→ **CHALLENGE**:
Exclude pictures. Extract exactly the lines from the one that contains "Rebuild this chart" down to the one that contains "from matplotlib.ticker import MultipleLocator", both included.

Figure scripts
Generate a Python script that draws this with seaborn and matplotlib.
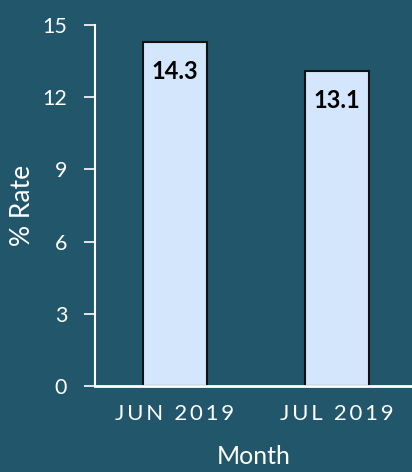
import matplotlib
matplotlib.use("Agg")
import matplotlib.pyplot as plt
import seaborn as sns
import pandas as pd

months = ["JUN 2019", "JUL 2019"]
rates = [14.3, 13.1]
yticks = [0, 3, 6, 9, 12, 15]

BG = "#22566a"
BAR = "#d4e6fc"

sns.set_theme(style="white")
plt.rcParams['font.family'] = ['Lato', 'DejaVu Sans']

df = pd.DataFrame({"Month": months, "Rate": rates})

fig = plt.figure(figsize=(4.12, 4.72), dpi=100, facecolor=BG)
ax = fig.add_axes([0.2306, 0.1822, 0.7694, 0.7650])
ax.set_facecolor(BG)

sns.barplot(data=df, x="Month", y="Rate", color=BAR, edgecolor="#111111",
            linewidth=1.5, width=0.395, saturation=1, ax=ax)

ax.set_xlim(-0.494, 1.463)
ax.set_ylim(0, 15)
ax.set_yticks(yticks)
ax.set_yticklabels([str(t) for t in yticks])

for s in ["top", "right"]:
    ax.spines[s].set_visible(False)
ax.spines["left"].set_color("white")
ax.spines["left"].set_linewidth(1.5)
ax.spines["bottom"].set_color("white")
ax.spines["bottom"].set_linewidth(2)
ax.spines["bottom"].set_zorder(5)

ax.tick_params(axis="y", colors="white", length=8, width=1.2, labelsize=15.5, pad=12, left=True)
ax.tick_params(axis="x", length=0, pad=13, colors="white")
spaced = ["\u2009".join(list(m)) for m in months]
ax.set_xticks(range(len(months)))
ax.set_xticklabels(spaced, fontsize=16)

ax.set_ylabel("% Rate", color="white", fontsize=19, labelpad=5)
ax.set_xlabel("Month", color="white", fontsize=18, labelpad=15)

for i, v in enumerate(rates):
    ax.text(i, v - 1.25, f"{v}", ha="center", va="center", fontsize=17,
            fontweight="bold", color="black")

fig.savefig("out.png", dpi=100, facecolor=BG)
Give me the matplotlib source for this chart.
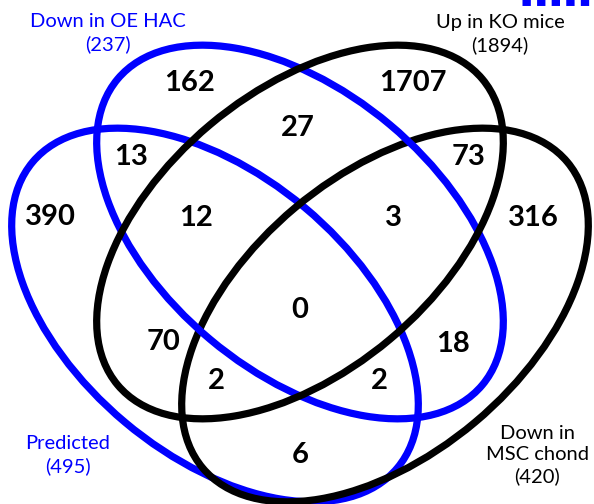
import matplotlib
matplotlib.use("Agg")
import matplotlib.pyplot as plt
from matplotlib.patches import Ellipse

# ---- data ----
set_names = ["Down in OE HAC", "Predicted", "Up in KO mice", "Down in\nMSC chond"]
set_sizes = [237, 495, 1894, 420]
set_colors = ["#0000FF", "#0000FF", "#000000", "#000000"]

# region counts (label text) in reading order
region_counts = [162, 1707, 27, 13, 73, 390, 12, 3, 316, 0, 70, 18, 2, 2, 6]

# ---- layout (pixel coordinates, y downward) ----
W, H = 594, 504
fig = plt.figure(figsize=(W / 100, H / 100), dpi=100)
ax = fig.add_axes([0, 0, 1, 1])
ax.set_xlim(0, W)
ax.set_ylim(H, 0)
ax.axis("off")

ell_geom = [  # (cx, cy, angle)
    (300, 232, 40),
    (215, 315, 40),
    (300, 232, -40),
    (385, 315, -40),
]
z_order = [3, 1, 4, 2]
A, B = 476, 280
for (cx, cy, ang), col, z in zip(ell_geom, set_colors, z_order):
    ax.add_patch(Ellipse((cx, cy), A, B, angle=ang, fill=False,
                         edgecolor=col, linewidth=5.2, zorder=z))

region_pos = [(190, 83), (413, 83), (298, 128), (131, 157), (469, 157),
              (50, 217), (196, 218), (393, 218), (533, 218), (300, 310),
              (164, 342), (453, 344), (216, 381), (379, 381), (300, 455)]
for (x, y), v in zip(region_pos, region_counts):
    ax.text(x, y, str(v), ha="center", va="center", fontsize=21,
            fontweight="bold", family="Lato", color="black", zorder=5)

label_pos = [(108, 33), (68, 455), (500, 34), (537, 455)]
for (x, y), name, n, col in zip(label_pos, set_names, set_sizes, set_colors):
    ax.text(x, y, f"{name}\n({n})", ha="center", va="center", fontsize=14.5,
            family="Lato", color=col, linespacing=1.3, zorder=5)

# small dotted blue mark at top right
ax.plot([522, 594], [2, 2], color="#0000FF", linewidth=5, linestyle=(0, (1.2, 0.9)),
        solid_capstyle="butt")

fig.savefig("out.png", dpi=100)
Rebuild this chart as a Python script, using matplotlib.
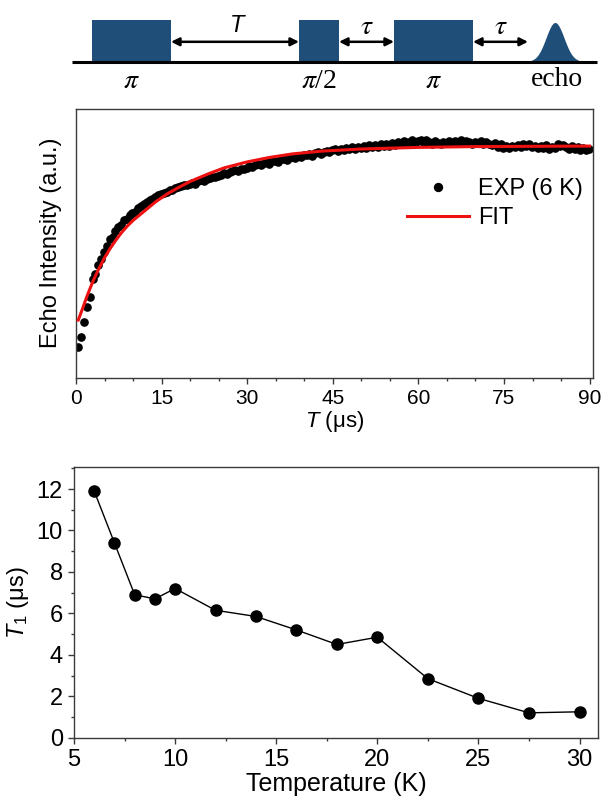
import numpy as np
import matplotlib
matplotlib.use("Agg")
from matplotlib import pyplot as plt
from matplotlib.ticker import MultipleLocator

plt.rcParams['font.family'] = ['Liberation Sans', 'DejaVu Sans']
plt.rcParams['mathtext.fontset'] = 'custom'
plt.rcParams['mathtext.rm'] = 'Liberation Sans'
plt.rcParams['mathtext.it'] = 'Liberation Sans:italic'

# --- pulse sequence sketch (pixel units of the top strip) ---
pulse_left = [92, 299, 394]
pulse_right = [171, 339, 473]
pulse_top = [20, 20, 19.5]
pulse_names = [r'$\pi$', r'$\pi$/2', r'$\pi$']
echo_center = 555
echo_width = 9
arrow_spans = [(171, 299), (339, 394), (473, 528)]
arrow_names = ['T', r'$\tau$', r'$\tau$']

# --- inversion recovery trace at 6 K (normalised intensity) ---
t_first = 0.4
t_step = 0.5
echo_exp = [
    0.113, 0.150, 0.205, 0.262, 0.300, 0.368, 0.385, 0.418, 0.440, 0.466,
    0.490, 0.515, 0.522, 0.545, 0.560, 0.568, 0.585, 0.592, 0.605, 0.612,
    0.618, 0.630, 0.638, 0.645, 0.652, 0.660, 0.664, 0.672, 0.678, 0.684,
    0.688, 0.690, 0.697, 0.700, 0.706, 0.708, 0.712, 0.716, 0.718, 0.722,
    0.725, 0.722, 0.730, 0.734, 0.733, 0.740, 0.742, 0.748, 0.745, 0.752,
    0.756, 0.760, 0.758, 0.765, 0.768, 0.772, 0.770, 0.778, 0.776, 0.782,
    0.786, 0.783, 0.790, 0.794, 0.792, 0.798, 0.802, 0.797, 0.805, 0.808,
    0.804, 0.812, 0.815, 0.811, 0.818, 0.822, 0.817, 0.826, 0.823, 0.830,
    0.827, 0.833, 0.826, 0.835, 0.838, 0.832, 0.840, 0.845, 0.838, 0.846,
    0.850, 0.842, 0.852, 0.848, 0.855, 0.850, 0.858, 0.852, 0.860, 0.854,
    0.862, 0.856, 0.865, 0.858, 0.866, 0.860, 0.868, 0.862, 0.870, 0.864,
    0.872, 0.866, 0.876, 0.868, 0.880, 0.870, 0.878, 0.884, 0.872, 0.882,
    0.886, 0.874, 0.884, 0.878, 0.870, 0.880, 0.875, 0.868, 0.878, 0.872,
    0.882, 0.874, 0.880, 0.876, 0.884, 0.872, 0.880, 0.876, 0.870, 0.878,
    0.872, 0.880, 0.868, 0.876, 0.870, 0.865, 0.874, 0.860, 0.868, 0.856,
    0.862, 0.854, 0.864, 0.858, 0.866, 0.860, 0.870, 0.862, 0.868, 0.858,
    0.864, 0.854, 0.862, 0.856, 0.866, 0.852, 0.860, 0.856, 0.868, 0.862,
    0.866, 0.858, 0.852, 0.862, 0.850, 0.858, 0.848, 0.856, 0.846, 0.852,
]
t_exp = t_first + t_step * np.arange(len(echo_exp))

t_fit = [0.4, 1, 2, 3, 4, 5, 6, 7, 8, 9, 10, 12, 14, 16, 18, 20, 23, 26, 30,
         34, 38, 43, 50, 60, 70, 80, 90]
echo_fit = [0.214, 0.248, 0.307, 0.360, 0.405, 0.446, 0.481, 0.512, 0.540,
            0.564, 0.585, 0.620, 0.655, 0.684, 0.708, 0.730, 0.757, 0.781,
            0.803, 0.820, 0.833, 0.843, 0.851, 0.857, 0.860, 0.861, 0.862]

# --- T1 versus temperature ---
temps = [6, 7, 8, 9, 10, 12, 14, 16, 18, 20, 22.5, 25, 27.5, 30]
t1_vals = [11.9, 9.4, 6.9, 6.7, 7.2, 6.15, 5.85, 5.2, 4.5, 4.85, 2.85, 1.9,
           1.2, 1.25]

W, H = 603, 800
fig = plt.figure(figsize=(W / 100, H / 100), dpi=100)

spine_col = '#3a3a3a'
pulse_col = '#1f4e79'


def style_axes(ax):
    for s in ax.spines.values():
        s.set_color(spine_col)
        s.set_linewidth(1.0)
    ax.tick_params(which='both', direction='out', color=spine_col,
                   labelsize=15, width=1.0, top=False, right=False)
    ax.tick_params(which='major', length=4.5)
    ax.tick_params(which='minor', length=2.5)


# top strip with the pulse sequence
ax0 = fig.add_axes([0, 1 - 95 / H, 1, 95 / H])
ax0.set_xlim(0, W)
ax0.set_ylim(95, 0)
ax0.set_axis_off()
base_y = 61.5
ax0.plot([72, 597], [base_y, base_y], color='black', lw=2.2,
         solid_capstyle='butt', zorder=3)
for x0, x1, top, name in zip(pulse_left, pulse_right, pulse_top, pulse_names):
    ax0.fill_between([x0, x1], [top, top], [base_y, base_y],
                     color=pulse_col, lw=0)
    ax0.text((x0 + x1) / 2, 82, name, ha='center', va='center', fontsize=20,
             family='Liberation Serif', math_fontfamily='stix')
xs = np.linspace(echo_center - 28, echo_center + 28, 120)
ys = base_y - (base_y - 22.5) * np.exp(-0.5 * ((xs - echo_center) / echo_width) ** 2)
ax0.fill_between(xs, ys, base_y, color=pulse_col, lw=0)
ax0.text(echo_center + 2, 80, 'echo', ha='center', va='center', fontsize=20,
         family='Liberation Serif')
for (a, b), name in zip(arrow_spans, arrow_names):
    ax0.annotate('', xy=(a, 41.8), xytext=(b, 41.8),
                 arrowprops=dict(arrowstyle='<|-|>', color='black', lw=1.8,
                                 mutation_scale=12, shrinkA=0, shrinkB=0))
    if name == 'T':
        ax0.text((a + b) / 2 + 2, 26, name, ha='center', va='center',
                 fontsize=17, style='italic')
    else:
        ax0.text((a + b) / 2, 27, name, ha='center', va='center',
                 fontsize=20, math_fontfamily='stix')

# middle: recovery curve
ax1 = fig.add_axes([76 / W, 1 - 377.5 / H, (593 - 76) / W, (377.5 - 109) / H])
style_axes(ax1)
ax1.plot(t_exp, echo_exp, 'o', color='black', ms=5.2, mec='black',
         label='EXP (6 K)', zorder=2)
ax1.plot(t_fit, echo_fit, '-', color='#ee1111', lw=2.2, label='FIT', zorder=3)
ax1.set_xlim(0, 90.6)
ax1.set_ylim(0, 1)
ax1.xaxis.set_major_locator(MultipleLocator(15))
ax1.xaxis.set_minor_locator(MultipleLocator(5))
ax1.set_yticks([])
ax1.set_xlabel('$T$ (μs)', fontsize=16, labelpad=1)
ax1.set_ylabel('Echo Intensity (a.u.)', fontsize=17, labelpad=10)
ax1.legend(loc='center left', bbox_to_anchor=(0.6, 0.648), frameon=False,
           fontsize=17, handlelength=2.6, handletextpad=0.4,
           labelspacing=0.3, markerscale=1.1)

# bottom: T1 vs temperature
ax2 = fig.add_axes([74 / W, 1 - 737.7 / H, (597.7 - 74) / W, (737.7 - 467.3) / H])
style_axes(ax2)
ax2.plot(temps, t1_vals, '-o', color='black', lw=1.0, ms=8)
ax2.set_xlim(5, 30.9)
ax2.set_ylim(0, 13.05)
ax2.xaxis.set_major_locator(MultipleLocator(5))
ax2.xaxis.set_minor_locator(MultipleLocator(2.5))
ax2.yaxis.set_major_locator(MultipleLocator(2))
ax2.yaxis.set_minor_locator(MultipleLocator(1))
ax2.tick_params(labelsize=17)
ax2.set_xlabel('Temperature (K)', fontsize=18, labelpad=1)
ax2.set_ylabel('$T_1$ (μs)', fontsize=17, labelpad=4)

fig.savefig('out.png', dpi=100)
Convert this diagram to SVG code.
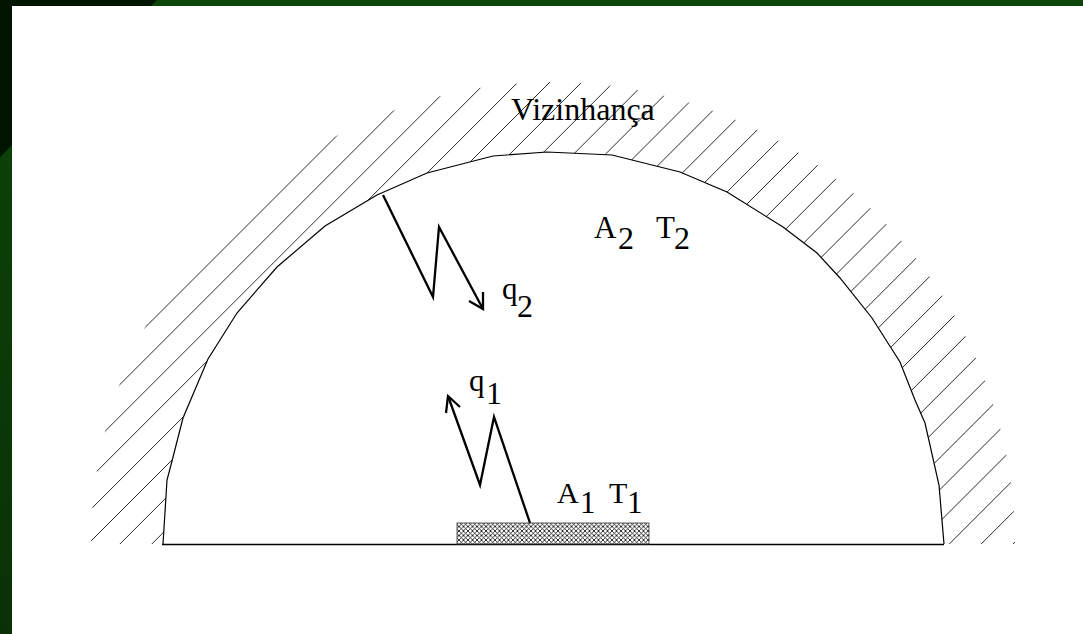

→ **TASK ANSWER**:
Rebuild this chart as a Python script, using matplotlib.
import numpy as np
import matplotlib
matplotlib.use("Agg")
from matplotlib import pyplot as plt
from matplotlib.ticker import MultipleLocator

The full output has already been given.